Auch der vergleichsweise niedrige Richtwert für das Land Wien ist nicht unsachlich: „So vermögen insbesondere die Wohnungssituation im Land Wien im Allgemeinen und die stärkere Angewiesenheit der Bevölkerung auf erschwinglichen Wohnraum sowie die vergleichsweise hohe Miet- bzw. niedrige Eigentumsquote im Besonderen eine abweichende Behandlung innerhalb der Grenzen der Sachlichkeit zu rechtfertigen.“

Die im öffentlichen Interesse des leistbaren Wohnens zulässige Belastung der Vermieter ist auch nicht unverhältnismäßig. Dies würde etwa dann zutreffen, wenn die Vermieter angesichts der Mietpreise nicht mehr in der Lage wären, ihr Eigentum angemessen zu erhalten. Die Antragsteller haben eine entsprechende Behauptung allerdings weder näher ausgeführt „noch deckt sich eine solche Annahme mit der allgemeinen Lebenserfahrung“.

Gegenstand eines weiteren Antrages war die Stichtagsregelung für die (Voll-)Anwendung des Mietrechts im Fall von Wohnungseigentum. Der Gerichtshof stellt fest, dass die Festlegung eines Stichtags in den rechtspolitischen Gestaltungsspielraum des Gesetzgebers falle, solange die Regelung nicht unsachlich ist.

Konkret besagt das Mietrechtsgesetz, dass Mietobjekte, die im Wohnungseigentum stehen, sofern sie in Gebäuden gelegen sind, die aufgrund einer nach dem 8. Mai 1945 (Ende des Zweiten Weltkrieges) erlassenen Baubewilligung errichtet wurden, u.a. nicht unter die Richtwertregelung fallen.

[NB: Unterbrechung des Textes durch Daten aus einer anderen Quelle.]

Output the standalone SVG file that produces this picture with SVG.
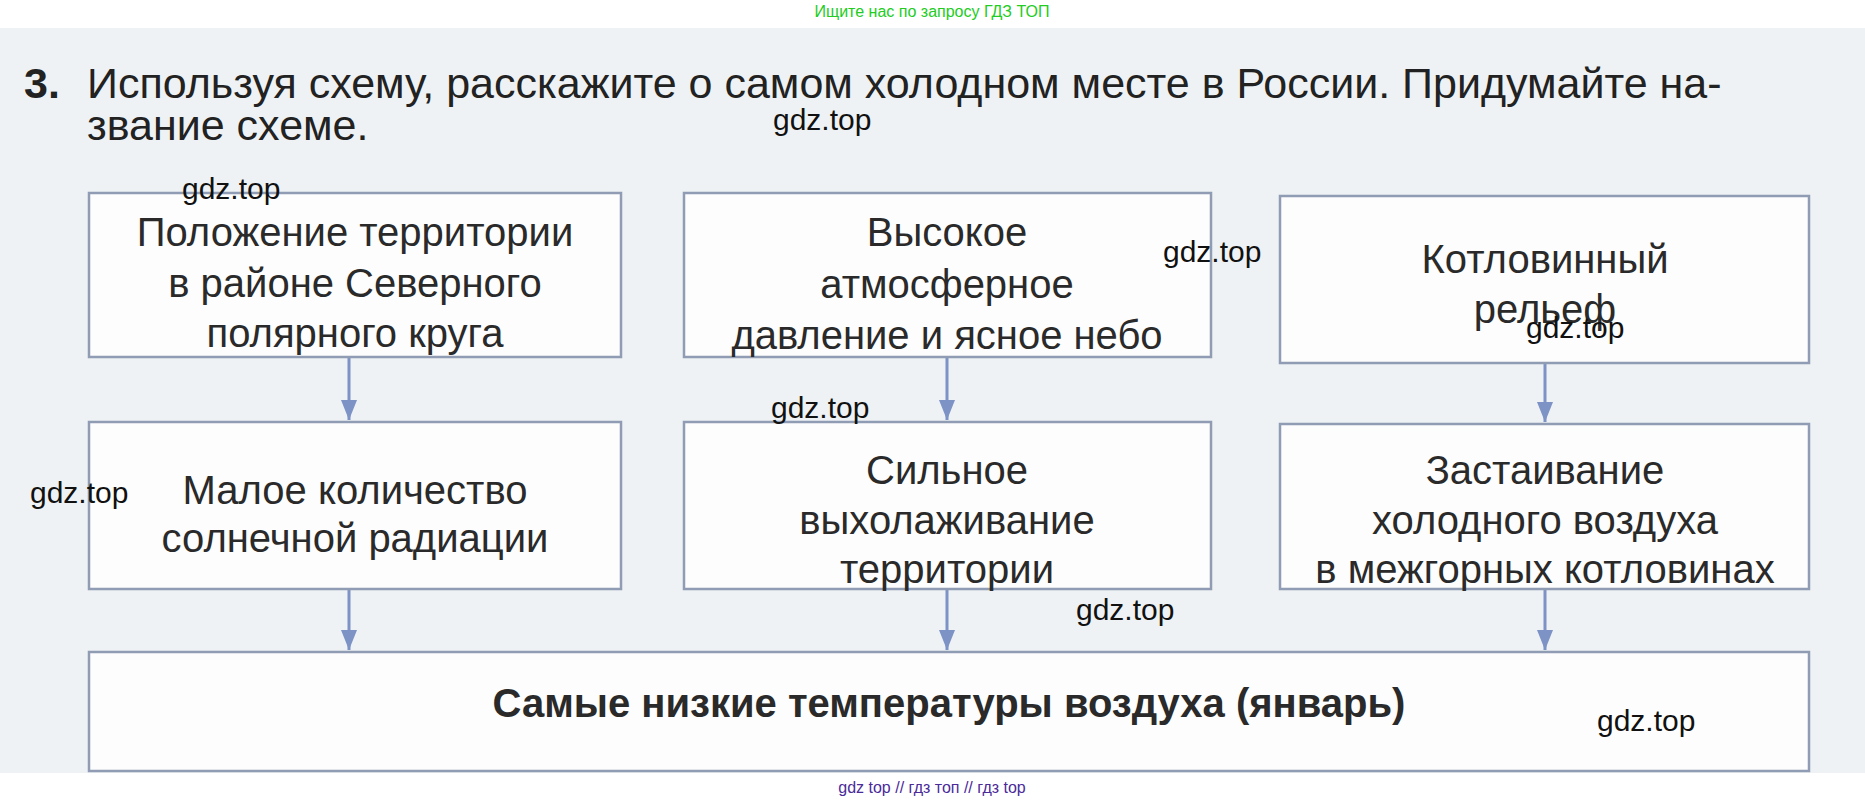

Der Gerichtshof hält diese Regelung für sachlich gerechtfertigt, auch weil damit die Schaffung von Wohnraum im Rahmen des Wiederaufbaus nach dem Zweiten Weltkrieg honoriert werden sollte. Außerdem stehen dem durch den Richtwert begrenzten Mietzins im Vollanwendungsbereich des Mietrechtsgesetzes auch eingeschränkte Erhaltungspflichten des Vermieters gegenüber.

Anlass für die Verfahren waren jeweils Entscheidungen von Bezirksgerichten, in denen Mietern eine Herabsetzung des Mietzinses zugesprochen wurde. Aus Anlass von Rekursen gegen diese Sachbeschlüsse haben die Vermieter jeweils auch die Aufhebung von Teilen des Mietrechts- sowie des Richtwertgesetzes begehrt.